Problems arise, says Robertson, when the individual acquires too much power, which produces a kind of dopamine overload similar to the dopamine overload fueled by cocaine. And indeed, when you run down the list of psychological characteristics of powerful politicians on the one hand and heavy cocaine users on the other, there are almost too many parallels to dismiss: a sense of great energy and superior ability, extreme self-confidence, even cockiness, and a kind of euphoric detachment; but also hyperactivity, irritability, anxiety, and paranoia. Unfortunately, as power grows, so the dopamine flows, in increasing amounts which, if we were discussing drugs, would lead us to the word “overdose.”
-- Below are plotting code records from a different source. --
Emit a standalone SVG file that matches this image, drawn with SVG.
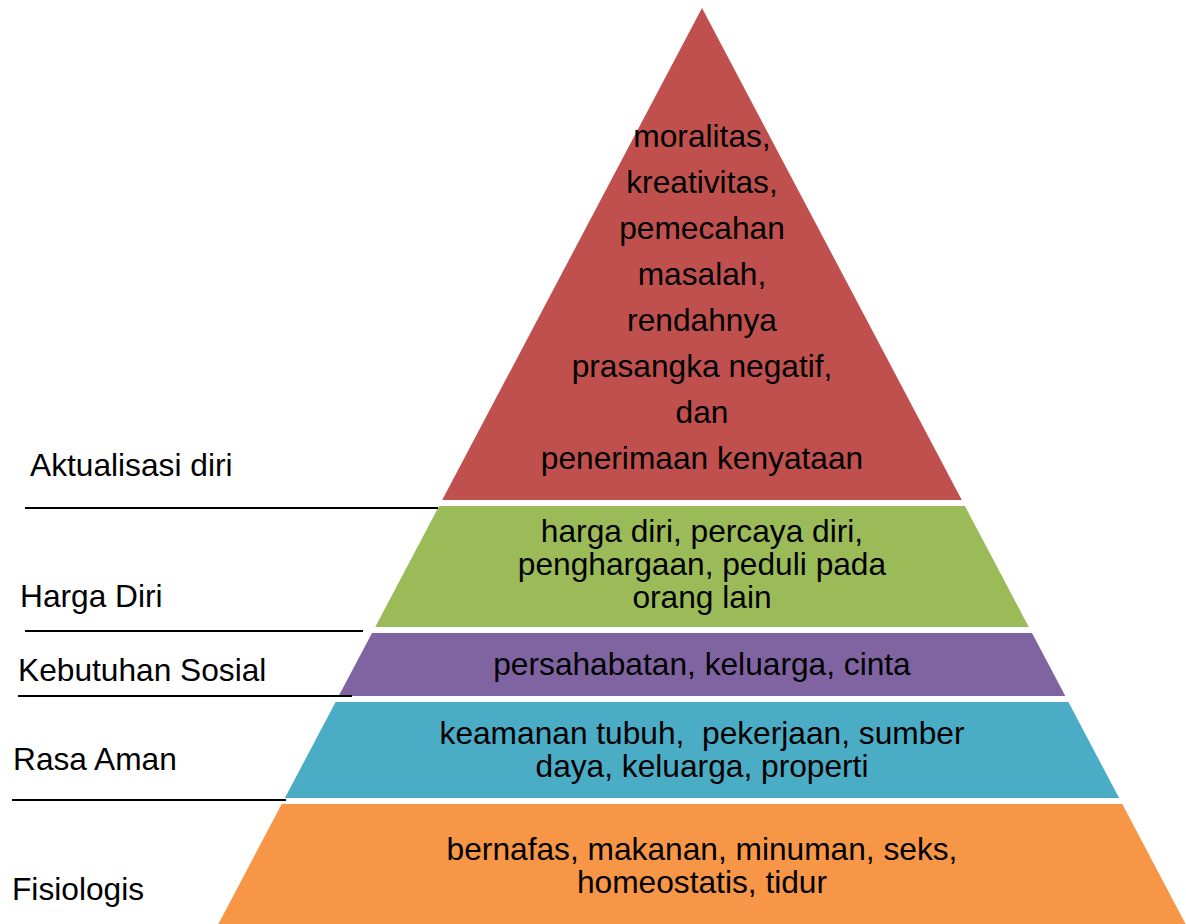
<svg xmlns="http://www.w3.org/2000/svg" width="1186" height="924" viewBox="0 0 1186 924">
<style>
text { font-family: "Liberation Sans", Arial, sans-serif; font-size: 31.7px; fill: #000; }
.c { text-anchor: middle; }
.ln { stroke: #000; stroke-width: 2; fill: none; }
</style>
<rect width="1186" height="924" fill="#fff"/>
<g id="layer-aktualisasi">
<polygon points="702,8 961.8,500 442.2,500" fill="#C0504D"/>
<text class="c" x="702" y="147">moralitas,</text>
<text class="c" x="702" y="193">kreativitas,</text>
<text class="c" x="702" y="239">pemecahan</text>
<text class="c" x="702" y="285">masalah,</text>
<text class="c" x="702" y="331">rendahnya</text>
<text class="c" x="702" y="377">prasangka negatif,</text>
<text class="c" x="702" y="423">dan</text>
<text class="c" x="702" y="469">penerimaan kenyataan</text>
</g>
<g id="layer-harga-diri">
<polygon points="439.1,506 964.9,506 1028.8,627 375.2,627" fill="#9BBB59"/>
<text class="c" x="702" y="542">harga diri, percaya diri,</text>
<text class="c" x="702" y="575">penghargaan, peduli pada</text>
<text class="c" x="702" y="608">orang lain</text>
</g>
<g id="layer-sosial">
<polygon points="372,633 1032,633 1065.3,696 338.7,696" fill="#8064A2"/>
<text class="c" x="702" y="675">persahabatan, keluarga, cinta</text>
</g>
<g id="layer-aman">
<polygon points="335.6,702 1068.4,702 1119.1,798 284.9,798" fill="#4BACC6"/>
<text class="c" x="702" y="744" xml:space="preserve">keamanan tubuh,  pekerjaan, sumber</text>
<text class="c" x="702" y="777">daya, keluarga, properti</text>
</g>
<g id="layer-fisiologis">
<polygon points="281.7,804 1122.3,804 1185.6,924 218.4,924" fill="#F79646"/>
<text class="c" x="702" y="860">bernafas, makanan, minuman, seks,</text>
<text class="c" x="702" y="893">homeostatis, tidur</text>
</g>
<g id="label-aktualisasi"><text x="30" y="476">Aktualisasi diri</text></g>
<g id="label-harga-diri"><text x="20" y="607">Harga Diri</text></g>
<g id="label-sosial"><text x="18" y="681">Kebutuhan Sosial</text></g>
<g id="label-aman"><text x="13" y="770">Rasa Aman</text></g>
<g id="label-fisiologis"><text x="12" y="900">Fisiologis</text></g>
<g id="connectors">
<line class="ln" x1="25" y1="508" x2="438" y2="508"/>
<line class="ln" x1="25" y1="631" x2="363" y2="631"/>
<line class="ln" x1="18" y1="696" x2="352" y2="696"/>
<line class="ln" x1="12" y1="800" x2="286" y2="800"/>
</g>
</svg>
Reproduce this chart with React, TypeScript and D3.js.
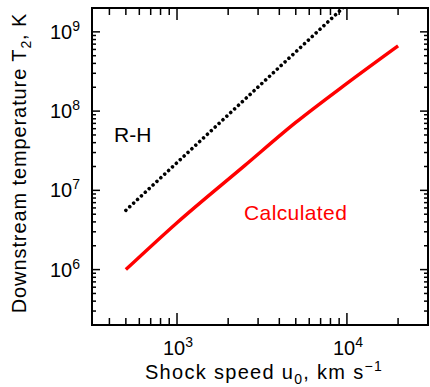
import React, { useEffect, useRef } from 'react'
import * as d3 from 'd3'

// shock speed (km/s) vs downstream temperature (K)
const calcSpeed = [500, 1000, 2500, 5000, 10000, 20000]
const calcTemp = [1.0e6, 3.9e6, 2.05e7, 7.2e7, 2.24e8, 6.66e8]

const rhSpeed = [500, 1000, 2000, 5000, 10000]
const rhTemp = [5.6e6, 2.24e7, 8.96e7, 5.6e8, 2.24e9]

const xDomain = [316, 30000]
const yDomain = [2e5, 2e9]
const xMajor = [1e3, 1e4]
const yMajor = [1e6, 1e7, 1e8, 1e9]

const FONT = '"Liberation Sans", Arial, sans-serif'

export default function App() {
  const svgRef = useRef<SVGSVGElement>(null)

  useEffect(() => {
    const width = 430
    const height = 387
    const margin = { top: 8, right: 2, bottom: 62, left: 92 }
    const left = margin.left
    const right = width - margin.right
    const top = margin.top
    const bottom = height - margin.bottom

    const svg = d3.select(svgRef.current)
    svg.selectAll('*').remove()

    const x = d3.scaleLog().domain(xDomain).range([left, right])
    const y = d3.scaleLog().domain(yDomain).range([bottom, top])

    svg.append('clipPath').attr('id', 'plot-clip')
      .append('rect')
      .attr('x', left).attr('y', top)
      .attr('width', right - left).attr('height', bottom - top)

    // minor ticks
    const xMinor = x.ticks().filter((v) => !xMajor.includes(v))
    const yMinor = y.ticks().filter((v) => !yMajor.includes(v))
    const ticks = svg.append('g').attr('stroke', '#000').attr('stroke-width', 1.5)

    const xTick = (v: number, len: number) => {
      ticks.append('line').attr('x1', x(v)).attr('x2', x(v)).attr('y1', bottom).attr('y2', bottom - len)
      ticks.append('line').attr('x1', x(v)).attr('x2', x(v)).attr('y1', top).attr('y2', top + len)
    }
    const yTick = (v: number, len: number) => {
      ticks.append('line').attr('y1', y(v)).attr('y2', y(v)).attr('x1', left).attr('x2', left + len)
      ticks.append('line').attr('y1', y(v)).attr('y2', y(v)).attr('x1', right).attr('x2', right - len)
    }
    xMinor.forEach((v) => xTick(v, 7))
    xMajor.forEach((v) => xTick(v, 12))
    yMinor.forEach((v) => yTick(v, 4))
    yMajor.forEach((v) => yTick(v, 8))

    // frame
    svg.append('rect')
      .attr('x', left).attr('y', top)
      .attr('width', right - left).attr('height', bottom - top)
      .attr('fill', 'none').attr('stroke', '#000').attr('stroke-width', 2)

    const line = d3.line<[number, number]>()
      .x((d) => x(d[0]))
      .y((d) => y(d[1]))
      .curve(d3.curveMonotoneX)

    const plot = svg.append('g').attr('clip-path', 'url(#plot-clip)')

    plot.append('path')
      .datum(rhSpeed.map((s, i) => [s, rhTemp[i]] as [number, number]))
      .attr('d', line)
      .attr('fill', 'none')
      .attr('stroke', '#000')
      .attr('stroke-width', 3.6)
      .attr('stroke-linecap', 'round')
      .attr('stroke-dasharray', '0.01 5.3')

    plot.append('path')
      .datum(calcSpeed.map((s, i) => [s, calcTemp[i]] as [number, number]))
      .attr('d', line)
      .attr('fill', 'none')
      .attr('stroke', '#ff0000')
      .attr('stroke-width', 3.4)
      .attr('stroke-linejoin', 'round')

    // tick labels
    const exp = (v: number) => String(Math.round(Math.log10(v)))

    xMajor.forEach((v) => {
      const t = svg.append('text')
        .attr('x', x(v) + 1).attr('y', 355)
        .attr('text-anchor', 'middle')
        .attr('font-family', FONT).attr('font-size', 20)
      t.append('tspan').text('10')
      t.append('tspan').attr('font-size', 14).attr('dy', -8).text(exp(v))
    })

    yMajor.forEach((v) => {
      const t = svg.append('text')
        .attr('x', 80).attr('y', y(v) + 7)
        .attr('text-anchor', 'end')
        .attr('font-family', FONT).attr('font-size', 20)
      t.append('tspan').text('10')
      t.append('tspan').attr('font-size', 14).attr('dy', -8).text(exp(v))
    })

    // axis titles
    const xt = svg.append('text')
      .attr('x', 264).attr('y', 379)
      .attr('text-anchor', 'middle')
      .attr('font-family', FONT).attr('font-size', 20)
      .attr('letter-spacing', 1.3)
    xt.append('tspan').text('Shock speed u')
    xt.append('tspan').attr('font-size', 14).attr('dy', 5).text('0')
    xt.append('tspan').attr('dy', -5).text(', km s')
    xt.append('tspan').attr('font-size', 14).attr('dy', -8).text('\u22121')

    const yt = svg.append('text')
      .attr('transform', 'translate(26,163) rotate(-90)')
      .attr('text-anchor', 'middle')
      .attr('font-family', FONT).attr('font-size', 20)
      .attr('letter-spacing', 0.9)
    yt.append('tspan').text('Downstream temperature T')
    yt.append('tspan').attr('font-size', 14).attr('dy', 5).text('2')
    yt.append('tspan').attr('dy', -5).text(', K')

    // annotations
    svg.append('text')
      .attr('x', 114).attr('y', 142)
      .attr('font-family', FONT).attr('font-size', 21)
      .attr('fill', '#000')
      .text('R-H')

    svg.append('text')
      .attr('x', 244).attr('y', 220)
      .attr('font-family', FONT).attr('font-size', 21)
      .attr('letter-spacing', 0.4)
      .attr('fill', '#ff0000')
      .text('Calculated')
  }, [])

  return (
    <svg
      ref={svgRef}
      width={430}
      height={387}
      style={{ position: 'absolute', left: 0, top: 0, background: '#fff' }}
    />
  )
}
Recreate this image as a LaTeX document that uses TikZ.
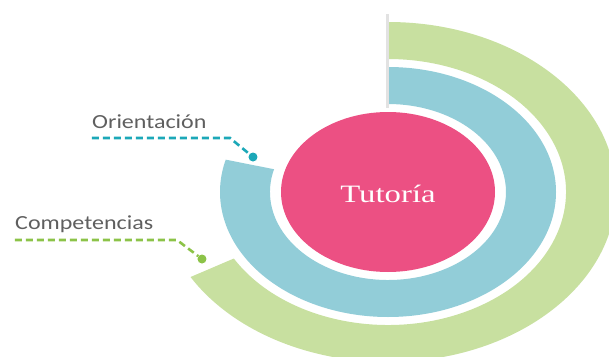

Again, from Dr. Robertson: “But too much power — and hence too much dopamine — can disrupt normal cognition and emotion, leading to gross errors of judgment and imperviousness to risk, not to mention huge egocentricity and lack of empathy for others.” Ring any bells? I could run off a list of a dozen major political officeholders past and present who qualify for this description. So could you, although our lists would probably differ. Too much dopamine, and you get the packet of arrogance, impulsiveness and dissociation from reality that seems increasingly to go with elective office.
Fortunately for us all, power is like cocaine or heroin in another regard. Not everyone who gets a taste of it becomes addicted. Many are not strongly attracted to it, many more use it only sparingly, and others are actually uncomfortable with it. It doesn’t seem to be a red or blue thing, either; there are what look very much like power junkies on both sides of the aisle. I think Clinton, whom I admire, probably was addicted, while Bush the younger, whom I don’t, probably wasn’t — although Clinton fairly oozed empathy, and Bush was the poster boy for gross errors of judgment.
Obviously, the power-as-narcotic analogy is not a perfect one, but it does offer an answer to the question of why politicians pursue such a fundamentally unhealthy career and lifestyle: Health is not particularly important to the addict. And the notion that there are hopeless power junkies may offer some consolation to those who are hopelessly addicted to food. It could be worse. There are more damaging drugs than yours. At least food just goes to your body, not to your head.